Say how many lines in the data below contain the word "this", and give no other text.

=== GIVEN DATA ===

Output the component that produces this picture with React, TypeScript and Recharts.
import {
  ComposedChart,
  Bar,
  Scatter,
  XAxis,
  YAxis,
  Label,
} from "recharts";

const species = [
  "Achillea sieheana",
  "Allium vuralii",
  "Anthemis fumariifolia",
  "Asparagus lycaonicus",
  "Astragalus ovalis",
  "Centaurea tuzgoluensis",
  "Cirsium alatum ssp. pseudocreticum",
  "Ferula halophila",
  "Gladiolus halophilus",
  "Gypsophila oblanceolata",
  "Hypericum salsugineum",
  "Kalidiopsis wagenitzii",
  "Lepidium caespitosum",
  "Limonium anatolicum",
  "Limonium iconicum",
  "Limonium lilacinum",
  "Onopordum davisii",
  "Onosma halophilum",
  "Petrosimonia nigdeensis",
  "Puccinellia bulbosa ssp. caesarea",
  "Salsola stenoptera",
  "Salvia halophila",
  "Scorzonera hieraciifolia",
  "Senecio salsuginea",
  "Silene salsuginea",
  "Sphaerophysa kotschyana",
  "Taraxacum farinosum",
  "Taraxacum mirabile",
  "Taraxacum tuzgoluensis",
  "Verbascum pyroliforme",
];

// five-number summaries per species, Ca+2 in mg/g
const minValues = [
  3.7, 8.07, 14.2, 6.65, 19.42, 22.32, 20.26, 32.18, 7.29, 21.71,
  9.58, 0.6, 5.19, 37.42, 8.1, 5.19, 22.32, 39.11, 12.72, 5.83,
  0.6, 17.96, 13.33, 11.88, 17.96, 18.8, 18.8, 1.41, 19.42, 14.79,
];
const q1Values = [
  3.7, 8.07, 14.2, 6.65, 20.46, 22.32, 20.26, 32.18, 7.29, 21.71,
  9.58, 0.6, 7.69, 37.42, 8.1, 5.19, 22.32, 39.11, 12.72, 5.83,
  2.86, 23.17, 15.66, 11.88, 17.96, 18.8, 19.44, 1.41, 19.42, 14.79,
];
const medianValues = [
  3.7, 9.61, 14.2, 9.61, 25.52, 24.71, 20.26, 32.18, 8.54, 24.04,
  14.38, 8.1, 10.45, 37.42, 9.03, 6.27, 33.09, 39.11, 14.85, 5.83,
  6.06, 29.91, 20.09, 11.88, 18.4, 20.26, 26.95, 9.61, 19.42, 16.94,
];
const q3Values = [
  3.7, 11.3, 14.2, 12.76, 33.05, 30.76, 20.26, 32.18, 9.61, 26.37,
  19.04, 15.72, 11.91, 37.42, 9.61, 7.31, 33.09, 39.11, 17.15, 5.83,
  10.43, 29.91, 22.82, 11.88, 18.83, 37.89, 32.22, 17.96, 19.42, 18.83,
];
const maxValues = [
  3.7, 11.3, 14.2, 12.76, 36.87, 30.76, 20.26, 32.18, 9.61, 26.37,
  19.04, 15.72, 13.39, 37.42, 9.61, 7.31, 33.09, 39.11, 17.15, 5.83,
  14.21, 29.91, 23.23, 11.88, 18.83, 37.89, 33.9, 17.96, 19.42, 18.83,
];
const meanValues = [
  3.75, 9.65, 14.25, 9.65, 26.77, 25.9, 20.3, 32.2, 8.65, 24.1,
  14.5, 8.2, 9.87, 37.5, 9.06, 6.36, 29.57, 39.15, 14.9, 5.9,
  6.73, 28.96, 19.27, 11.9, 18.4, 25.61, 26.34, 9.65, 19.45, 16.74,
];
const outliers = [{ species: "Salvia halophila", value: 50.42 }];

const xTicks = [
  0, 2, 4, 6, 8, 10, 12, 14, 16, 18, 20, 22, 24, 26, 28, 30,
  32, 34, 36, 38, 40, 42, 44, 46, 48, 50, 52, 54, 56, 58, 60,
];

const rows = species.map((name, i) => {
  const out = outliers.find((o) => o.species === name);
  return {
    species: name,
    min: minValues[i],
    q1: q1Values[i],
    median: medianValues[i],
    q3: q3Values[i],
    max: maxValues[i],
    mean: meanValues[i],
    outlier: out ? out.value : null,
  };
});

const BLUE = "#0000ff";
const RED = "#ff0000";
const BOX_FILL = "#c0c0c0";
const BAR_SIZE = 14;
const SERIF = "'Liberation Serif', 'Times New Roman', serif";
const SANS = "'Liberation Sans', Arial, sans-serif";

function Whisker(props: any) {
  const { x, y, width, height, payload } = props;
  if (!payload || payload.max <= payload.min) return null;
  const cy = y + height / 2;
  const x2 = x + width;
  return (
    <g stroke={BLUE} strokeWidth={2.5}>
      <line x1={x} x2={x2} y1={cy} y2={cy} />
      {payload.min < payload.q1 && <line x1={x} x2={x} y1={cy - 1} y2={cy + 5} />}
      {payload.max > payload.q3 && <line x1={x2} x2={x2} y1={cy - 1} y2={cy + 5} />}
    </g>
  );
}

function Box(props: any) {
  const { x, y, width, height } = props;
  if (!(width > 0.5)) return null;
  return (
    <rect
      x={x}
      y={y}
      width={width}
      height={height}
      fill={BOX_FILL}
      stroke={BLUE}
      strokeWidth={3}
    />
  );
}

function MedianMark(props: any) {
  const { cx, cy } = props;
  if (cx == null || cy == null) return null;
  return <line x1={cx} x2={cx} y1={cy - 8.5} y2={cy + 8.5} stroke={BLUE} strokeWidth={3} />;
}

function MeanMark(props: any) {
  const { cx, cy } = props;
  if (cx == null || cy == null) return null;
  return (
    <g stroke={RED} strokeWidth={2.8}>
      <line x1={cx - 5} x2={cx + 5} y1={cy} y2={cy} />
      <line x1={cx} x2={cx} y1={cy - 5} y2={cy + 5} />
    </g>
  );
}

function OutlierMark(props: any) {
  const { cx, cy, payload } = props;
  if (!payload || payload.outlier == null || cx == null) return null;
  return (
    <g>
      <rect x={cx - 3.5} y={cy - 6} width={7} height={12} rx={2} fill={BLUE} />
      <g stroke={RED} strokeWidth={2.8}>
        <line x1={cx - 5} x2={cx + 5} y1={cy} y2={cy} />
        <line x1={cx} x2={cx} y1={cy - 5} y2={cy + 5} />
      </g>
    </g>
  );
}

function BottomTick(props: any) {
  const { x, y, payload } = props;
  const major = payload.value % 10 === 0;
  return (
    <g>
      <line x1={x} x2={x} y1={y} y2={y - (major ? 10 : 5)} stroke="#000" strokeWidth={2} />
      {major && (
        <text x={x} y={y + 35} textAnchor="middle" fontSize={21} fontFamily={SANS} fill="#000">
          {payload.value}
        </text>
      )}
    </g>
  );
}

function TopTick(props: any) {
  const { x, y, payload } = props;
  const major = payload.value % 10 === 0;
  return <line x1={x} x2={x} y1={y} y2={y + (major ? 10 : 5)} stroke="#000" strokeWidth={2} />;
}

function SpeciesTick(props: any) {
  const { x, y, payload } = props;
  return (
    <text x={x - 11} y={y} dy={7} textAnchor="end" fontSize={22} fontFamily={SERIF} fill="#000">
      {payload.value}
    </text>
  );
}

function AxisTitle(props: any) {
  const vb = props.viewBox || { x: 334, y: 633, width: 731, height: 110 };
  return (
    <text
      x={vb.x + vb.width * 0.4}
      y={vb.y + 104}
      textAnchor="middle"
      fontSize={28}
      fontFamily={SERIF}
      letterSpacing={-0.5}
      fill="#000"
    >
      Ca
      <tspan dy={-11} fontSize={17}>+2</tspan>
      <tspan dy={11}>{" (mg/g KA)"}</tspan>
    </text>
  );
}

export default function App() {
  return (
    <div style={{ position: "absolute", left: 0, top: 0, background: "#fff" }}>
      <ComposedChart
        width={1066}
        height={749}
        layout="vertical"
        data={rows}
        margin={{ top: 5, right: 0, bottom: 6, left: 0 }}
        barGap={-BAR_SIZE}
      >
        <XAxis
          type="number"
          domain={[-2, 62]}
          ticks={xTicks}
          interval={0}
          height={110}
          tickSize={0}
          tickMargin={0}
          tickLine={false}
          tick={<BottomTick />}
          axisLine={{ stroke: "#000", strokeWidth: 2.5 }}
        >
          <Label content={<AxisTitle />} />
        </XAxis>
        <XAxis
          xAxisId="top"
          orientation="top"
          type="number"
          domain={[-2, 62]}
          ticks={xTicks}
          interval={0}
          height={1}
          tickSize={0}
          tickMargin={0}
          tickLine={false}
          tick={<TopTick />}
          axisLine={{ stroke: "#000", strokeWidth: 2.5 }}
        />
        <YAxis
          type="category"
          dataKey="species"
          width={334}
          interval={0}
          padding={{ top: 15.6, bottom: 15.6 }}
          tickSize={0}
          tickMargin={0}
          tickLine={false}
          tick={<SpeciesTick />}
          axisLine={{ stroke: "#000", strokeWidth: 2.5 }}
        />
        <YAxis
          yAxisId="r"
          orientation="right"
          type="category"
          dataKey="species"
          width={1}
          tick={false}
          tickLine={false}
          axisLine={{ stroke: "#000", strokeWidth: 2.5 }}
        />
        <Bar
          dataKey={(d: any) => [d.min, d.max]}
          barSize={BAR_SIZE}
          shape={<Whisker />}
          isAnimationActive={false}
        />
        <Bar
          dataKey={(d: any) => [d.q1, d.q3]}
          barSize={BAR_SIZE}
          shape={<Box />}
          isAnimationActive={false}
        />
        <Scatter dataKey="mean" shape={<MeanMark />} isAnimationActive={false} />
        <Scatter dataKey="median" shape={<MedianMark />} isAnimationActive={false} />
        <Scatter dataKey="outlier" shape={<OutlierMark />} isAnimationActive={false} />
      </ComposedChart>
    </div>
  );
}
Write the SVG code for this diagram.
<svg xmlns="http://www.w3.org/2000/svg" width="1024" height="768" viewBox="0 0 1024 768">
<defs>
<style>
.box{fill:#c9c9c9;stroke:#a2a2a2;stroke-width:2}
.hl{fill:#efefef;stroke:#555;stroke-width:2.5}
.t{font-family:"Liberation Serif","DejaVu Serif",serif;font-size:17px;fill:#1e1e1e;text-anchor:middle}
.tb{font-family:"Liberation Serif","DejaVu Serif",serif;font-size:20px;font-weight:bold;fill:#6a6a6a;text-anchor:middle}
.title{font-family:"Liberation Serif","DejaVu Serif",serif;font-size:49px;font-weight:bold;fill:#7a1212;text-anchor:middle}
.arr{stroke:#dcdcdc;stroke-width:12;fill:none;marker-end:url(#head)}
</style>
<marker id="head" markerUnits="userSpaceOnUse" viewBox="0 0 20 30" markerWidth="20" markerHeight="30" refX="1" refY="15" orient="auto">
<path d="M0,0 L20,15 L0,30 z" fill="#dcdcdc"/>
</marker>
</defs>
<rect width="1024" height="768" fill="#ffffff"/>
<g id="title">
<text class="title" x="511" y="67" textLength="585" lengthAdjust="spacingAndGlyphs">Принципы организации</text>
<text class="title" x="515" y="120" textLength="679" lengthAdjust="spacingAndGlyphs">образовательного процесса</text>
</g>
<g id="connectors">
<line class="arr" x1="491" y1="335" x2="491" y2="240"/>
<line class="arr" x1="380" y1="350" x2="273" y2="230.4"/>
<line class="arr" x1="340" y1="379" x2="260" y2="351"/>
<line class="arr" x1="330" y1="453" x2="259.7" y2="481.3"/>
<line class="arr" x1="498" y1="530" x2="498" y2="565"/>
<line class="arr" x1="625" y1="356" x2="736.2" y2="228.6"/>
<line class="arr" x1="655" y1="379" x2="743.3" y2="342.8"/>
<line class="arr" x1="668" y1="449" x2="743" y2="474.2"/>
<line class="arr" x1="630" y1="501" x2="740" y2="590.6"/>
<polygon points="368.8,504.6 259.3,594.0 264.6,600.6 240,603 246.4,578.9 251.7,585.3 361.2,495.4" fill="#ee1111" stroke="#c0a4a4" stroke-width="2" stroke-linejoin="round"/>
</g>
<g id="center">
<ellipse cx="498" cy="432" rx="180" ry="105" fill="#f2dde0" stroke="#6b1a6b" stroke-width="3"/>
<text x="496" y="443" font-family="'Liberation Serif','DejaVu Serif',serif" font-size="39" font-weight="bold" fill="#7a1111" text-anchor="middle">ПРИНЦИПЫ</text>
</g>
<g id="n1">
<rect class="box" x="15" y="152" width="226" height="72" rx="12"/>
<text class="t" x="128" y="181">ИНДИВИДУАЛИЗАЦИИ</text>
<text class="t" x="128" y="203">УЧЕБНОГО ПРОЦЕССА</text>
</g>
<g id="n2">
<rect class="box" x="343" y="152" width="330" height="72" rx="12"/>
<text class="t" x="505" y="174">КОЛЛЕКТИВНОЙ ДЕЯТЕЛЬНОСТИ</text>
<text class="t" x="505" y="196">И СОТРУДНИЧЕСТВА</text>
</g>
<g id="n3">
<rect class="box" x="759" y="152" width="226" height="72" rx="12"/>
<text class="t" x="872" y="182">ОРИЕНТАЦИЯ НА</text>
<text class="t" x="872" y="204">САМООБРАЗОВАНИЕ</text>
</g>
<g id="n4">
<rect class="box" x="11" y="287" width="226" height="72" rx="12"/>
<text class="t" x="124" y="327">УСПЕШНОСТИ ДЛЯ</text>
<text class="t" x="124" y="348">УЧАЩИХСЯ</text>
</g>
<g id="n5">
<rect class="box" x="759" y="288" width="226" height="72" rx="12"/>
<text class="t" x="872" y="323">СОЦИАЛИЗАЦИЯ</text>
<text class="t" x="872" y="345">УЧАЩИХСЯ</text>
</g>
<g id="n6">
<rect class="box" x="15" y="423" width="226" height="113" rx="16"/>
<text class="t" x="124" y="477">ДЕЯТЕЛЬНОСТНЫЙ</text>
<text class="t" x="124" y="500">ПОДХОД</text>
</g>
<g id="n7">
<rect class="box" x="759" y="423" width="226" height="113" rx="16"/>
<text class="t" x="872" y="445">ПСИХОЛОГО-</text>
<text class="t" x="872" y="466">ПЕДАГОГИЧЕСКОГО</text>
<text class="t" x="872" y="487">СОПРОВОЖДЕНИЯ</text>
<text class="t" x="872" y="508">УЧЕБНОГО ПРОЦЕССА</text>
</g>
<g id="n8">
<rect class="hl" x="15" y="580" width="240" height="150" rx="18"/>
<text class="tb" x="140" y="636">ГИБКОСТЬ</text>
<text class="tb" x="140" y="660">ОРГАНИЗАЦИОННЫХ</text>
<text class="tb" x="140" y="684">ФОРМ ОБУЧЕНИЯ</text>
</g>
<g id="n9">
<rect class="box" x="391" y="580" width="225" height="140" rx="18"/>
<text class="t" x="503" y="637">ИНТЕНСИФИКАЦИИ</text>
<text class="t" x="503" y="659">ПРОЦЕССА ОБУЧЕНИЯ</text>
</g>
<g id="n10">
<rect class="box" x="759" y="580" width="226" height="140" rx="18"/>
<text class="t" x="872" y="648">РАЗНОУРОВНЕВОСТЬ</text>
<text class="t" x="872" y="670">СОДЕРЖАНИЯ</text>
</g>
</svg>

===

CORRECT RESULT> 2